*To be done:*
Write each line of the material exactly as given, from the top through the line that contains "from matplotlib.colors import to_rgb", and omit all pictures.

*Source excerpt:*
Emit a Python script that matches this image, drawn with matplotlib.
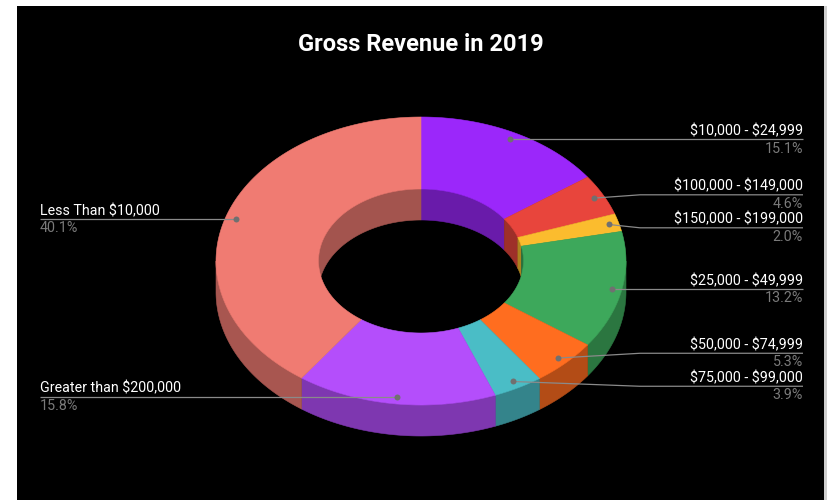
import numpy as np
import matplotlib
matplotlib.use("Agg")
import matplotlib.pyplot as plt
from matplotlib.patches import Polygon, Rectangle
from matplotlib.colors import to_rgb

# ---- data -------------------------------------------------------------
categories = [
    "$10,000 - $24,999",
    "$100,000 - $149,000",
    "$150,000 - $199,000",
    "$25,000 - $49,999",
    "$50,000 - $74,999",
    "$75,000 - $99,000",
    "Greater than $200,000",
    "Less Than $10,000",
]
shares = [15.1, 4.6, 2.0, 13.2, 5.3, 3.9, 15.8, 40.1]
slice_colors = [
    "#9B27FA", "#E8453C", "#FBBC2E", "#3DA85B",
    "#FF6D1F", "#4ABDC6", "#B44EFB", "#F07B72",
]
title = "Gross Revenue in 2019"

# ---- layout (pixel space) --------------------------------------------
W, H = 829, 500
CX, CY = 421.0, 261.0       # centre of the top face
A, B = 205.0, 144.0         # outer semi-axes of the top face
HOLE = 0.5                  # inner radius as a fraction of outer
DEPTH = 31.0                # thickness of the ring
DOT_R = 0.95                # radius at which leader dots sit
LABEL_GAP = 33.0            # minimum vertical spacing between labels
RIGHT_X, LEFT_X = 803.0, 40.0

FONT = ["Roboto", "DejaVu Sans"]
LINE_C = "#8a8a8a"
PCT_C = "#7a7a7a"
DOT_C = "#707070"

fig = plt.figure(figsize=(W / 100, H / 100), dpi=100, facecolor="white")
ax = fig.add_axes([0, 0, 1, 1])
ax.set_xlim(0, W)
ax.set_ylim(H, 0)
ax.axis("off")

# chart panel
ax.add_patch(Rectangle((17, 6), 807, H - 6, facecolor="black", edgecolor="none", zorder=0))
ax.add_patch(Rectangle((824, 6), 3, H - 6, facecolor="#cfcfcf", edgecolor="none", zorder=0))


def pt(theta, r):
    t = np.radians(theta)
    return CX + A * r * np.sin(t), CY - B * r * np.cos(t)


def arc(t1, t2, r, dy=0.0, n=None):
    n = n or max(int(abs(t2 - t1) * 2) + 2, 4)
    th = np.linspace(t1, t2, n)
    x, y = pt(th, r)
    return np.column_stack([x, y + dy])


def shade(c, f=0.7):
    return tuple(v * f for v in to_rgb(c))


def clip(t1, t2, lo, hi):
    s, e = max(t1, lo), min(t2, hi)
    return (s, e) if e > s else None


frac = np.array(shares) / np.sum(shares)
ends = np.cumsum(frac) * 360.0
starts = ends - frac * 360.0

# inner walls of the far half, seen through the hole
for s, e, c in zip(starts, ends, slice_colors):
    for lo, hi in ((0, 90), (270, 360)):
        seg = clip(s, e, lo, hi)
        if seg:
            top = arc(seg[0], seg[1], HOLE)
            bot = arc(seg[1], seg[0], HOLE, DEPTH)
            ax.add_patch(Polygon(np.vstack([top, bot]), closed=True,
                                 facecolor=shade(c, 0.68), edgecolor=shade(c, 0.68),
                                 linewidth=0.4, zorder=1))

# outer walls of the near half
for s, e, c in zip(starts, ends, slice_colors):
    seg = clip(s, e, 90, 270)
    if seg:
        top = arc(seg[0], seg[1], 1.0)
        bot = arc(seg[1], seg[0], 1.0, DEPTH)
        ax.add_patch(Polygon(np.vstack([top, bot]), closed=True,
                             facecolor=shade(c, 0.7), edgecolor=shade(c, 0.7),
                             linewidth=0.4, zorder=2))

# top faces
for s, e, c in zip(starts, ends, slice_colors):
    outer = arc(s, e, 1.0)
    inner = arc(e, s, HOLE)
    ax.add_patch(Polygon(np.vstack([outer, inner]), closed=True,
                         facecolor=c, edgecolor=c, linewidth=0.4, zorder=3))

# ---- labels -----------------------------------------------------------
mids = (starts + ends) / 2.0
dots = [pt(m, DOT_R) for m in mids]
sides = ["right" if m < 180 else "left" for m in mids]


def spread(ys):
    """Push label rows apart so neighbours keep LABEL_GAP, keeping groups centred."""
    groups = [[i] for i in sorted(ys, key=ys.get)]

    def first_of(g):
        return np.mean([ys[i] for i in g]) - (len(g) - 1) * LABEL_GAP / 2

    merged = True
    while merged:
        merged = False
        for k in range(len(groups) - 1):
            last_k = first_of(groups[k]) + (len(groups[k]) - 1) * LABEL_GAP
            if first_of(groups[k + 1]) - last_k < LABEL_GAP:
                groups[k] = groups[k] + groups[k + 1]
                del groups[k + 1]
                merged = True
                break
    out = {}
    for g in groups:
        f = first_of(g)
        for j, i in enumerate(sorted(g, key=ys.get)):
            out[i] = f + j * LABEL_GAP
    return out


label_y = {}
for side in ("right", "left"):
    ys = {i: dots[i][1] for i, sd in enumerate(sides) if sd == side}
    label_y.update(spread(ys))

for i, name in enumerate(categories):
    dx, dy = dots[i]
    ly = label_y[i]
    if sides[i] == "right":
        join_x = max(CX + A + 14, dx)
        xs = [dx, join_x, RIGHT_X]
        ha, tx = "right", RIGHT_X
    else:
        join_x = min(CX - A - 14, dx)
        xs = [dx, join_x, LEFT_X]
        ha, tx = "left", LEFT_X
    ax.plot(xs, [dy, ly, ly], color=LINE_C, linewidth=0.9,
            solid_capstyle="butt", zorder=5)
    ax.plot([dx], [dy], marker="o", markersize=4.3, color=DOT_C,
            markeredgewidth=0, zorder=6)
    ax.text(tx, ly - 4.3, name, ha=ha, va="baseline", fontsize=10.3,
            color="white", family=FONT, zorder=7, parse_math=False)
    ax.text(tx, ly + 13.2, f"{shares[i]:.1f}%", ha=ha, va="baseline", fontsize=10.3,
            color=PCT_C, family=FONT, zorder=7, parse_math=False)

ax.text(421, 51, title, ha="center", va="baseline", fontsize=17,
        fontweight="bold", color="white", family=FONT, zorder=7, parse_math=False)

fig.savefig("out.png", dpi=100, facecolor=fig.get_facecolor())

*Reply:*
Emit a Python script that matches this image, drawn with matplotlib.
import numpy as np
import matplotlib
matplotlib.use("Agg")
import matplotlib.pyplot as plt
from matplotlib.patches import Polygon, Rectangle
from matplotlib.colors import to_rgb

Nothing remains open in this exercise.